Copy the data that follows, character for character, minus the pictures.
::::::::
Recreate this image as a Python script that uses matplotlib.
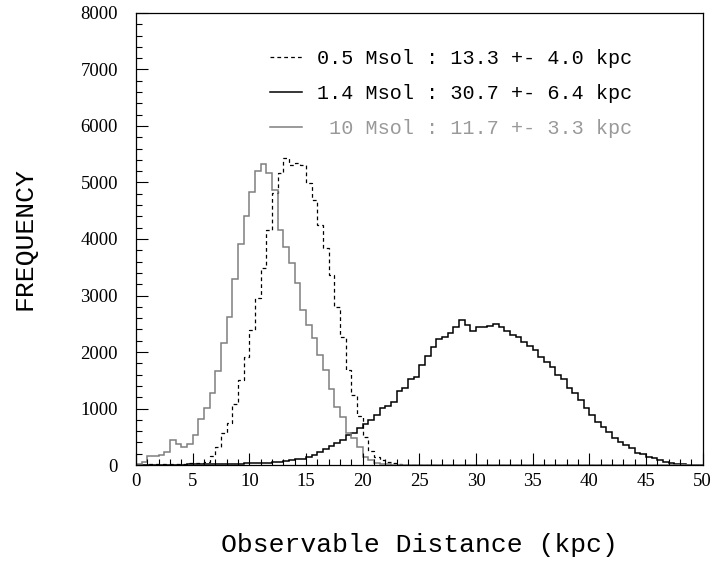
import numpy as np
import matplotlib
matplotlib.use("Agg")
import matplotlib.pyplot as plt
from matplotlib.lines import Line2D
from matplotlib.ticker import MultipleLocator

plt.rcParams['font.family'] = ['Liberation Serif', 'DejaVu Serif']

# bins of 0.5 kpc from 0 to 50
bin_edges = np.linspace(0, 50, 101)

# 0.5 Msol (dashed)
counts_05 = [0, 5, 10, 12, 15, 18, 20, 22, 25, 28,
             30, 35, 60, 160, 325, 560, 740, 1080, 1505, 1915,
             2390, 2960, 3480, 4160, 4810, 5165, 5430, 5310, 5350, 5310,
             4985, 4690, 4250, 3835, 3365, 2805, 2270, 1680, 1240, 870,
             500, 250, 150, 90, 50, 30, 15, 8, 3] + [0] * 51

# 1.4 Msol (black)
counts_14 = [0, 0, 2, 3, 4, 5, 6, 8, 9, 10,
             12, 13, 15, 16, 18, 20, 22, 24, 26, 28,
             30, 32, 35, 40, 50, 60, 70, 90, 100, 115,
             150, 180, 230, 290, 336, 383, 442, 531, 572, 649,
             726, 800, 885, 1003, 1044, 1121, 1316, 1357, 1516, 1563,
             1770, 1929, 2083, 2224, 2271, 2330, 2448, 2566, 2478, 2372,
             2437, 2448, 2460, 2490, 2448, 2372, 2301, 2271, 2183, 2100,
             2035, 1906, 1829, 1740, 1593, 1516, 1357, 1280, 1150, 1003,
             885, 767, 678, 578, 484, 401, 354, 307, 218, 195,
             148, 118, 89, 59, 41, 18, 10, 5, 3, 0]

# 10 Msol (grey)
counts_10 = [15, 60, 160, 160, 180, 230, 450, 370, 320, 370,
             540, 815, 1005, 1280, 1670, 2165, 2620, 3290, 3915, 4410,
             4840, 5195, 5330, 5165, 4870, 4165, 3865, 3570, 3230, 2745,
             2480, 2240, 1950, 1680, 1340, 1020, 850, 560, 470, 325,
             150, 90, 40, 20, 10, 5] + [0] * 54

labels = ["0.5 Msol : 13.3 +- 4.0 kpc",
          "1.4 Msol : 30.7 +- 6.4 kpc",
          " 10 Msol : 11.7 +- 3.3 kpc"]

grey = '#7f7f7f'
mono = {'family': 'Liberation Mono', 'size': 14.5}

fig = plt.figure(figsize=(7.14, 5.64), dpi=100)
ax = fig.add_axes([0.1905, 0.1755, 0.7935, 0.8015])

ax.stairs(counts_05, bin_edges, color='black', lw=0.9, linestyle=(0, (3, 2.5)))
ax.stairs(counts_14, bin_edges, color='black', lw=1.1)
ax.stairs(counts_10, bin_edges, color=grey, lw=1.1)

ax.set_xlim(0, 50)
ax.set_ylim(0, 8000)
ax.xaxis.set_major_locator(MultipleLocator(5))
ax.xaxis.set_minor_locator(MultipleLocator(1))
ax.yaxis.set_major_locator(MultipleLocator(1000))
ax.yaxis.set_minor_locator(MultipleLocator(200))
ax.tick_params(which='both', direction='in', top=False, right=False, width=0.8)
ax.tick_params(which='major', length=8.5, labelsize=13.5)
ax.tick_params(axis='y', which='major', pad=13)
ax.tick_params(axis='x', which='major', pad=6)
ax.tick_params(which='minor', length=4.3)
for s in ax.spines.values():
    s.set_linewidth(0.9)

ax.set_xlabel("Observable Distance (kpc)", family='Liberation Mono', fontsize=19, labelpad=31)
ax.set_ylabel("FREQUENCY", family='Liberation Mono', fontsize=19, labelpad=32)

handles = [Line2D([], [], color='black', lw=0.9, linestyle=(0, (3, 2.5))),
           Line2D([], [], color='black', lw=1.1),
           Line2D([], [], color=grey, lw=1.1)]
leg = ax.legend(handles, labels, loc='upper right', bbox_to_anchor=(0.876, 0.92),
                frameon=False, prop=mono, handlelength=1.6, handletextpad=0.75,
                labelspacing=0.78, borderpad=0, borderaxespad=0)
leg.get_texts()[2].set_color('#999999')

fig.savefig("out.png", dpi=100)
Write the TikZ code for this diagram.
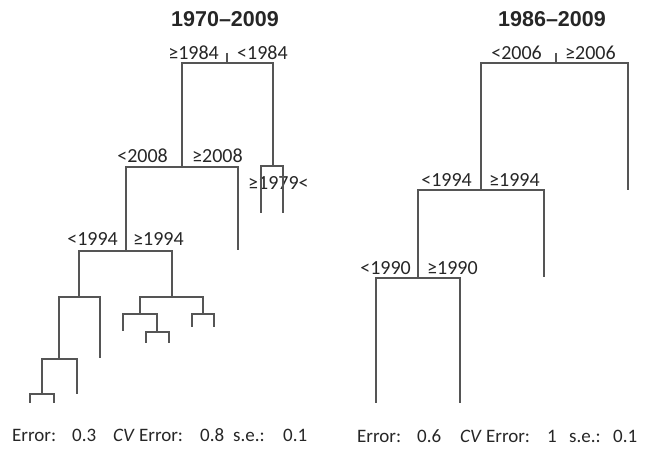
::::::::
▶ **Result of the task**:
Recreate this image as a Python script that uses matplotlib.
import numpy as np
import matplotlib
matplotlib.use("Agg")
import matplotlib.pyplot as plt
from matplotlib.lines import Line2D
from matplotlib.ticker import MultipleLocator

plt.rcParams['font.family'] = ['Liberation Serif', 'DejaVu Serif']

# bins of 0.5 kpc from 0 to 50
bin_edges = np.linspace(0, 50, 101)

# 0.5 Msol (dashed)
counts_05 = [0, 5, 10, 12, 15, 18, 20, 22, 25, 28,
             30, 35, 60, 160, 325, 560, 740, 1080, 1505, 1915,
             2390, 2960, 3480, 4160, 4810, 5165, 5430, 5310, 5350, 5310,
             4985, 4690, 4250, 3835, 3365, 2805, 2270, 1680, 1240, 870,
             500, 250, 150, 90, 50, 30, 15, 8, 3] + [0] * 51

# 1.4 Msol (black)
counts_14 = [0, 0, 2, 3, 4, 5, 6, 8, 9, 10,
             12, 13, 15, 16, 18, 20, 22, 24, 26, 28,
             30, 32, 35, 40, 50, 60, 70, 90, 100, 115,
             150, 180, 230, 290, 336, 383, 442, 531, 572, 649,
             726, 800, 885, 1003, 1044, 1121, 1316, 1357, 1516, 1563,
             1770, 1929, 2083, 2224, 2271, 2330, 2448, 2566, 2478, 2372,
             2437, 2448, 2460, 2490, 2448, 2372, 2301, 2271, 2183, 2100,
             2035, 1906, 1829, 1740, 1593, 1516, 1357, 1280, 1150, 1003,
             885, 767, 678, 578, 484, 401, 354, 307, 218, 195,
             148, 118, 89, 59, 41, 18, 10, 5, 3, 0]

# 10 Msol (grey)
counts_10 = [15, 60, 160, 160, 180, 230, 450, 370, 320, 370,
             540, 815, 1005, 1280, 1670, 2165, 2620, 3290, 3915, 4410,
             4840, 5195, 5330, 5165, 4870, 4165, 3865, 3570, 3230, 2745,
             2480, 2240, 1950, 1680, 1340, 1020, 850, 560, 470, 325,
             150, 90, 40, 20, 10, 5] + [0] * 54

labels = ["0.5 Msol : 13.3 +- 4.0 kpc",
          "1.4 Msol : 30.7 +- 6.4 kpc",
          " 10 Msol : 11.7 +- 3.3 kpc"]

grey = '#7f7f7f'
mono = {'family': 'Liberation Mono', 'size': 14.5}

fig = plt.figure(figsize=(7.14, 5.64), dpi=100)
ax = fig.add_axes([0.1905, 0.1755, 0.7935, 0.8015])

ax.stairs(counts_05, bin_edges, color='black', lw=0.9, linestyle=(0, (3, 2.5)))
ax.stairs(counts_14, bin_edges, color='black', lw=1.1)
ax.stairs(counts_10, bin_edges, color=grey, lw=1.1)

ax.set_xlim(0, 50)
ax.set_ylim(0, 8000)
ax.xaxis.set_major_locator(MultipleLocator(5))
ax.xaxis.set_minor_locator(MultipleLocator(1))
ax.yaxis.set_major_locator(MultipleLocator(1000))
ax.yaxis.set_minor_locator(MultipleLocator(200))
ax.tick_params(which='both', direction='in', top=False, right=False, width=0.8)
ax.tick_params(which='major', length=8.5, labelsize=13.5)
ax.tick_params(axis='y', which='major', pad=13)
ax.tick_params(axis='x', which='major', pad=6)
ax.tick_params(which='minor', length=4.3)
for s in ax.spines.values():
    s.set_linewidth(0.9)

ax.set_xlabel("Observable Distance (kpc)", family='Liberation Mono', fontsize=19, labelpad=31)
ax.set_ylabel("FREQUENCY", family='Liberation Mono', fontsize=19, labelpad=32)

handles = [Line2D([], [], color='black', lw=0.9, linestyle=(0, (3, 2.5))),
           Line2D([], [], color='black', lw=1.1),
           Line2D([], [], color=grey, lw=1.1)]
leg = ax.legend(handles, labels, loc='upper right', bbox_to_anchor=(0.876, 0.92),
                frameon=False, prop=mono, handlelength=1.6, handletextpad=0.75,
                labelspacing=0.78, borderpad=0, borderaxespad=0)
leg.get_texts()[2].set_color('#999999')

fig.savefig("out.png", dpi=100)
Write the TikZ code for this diagram.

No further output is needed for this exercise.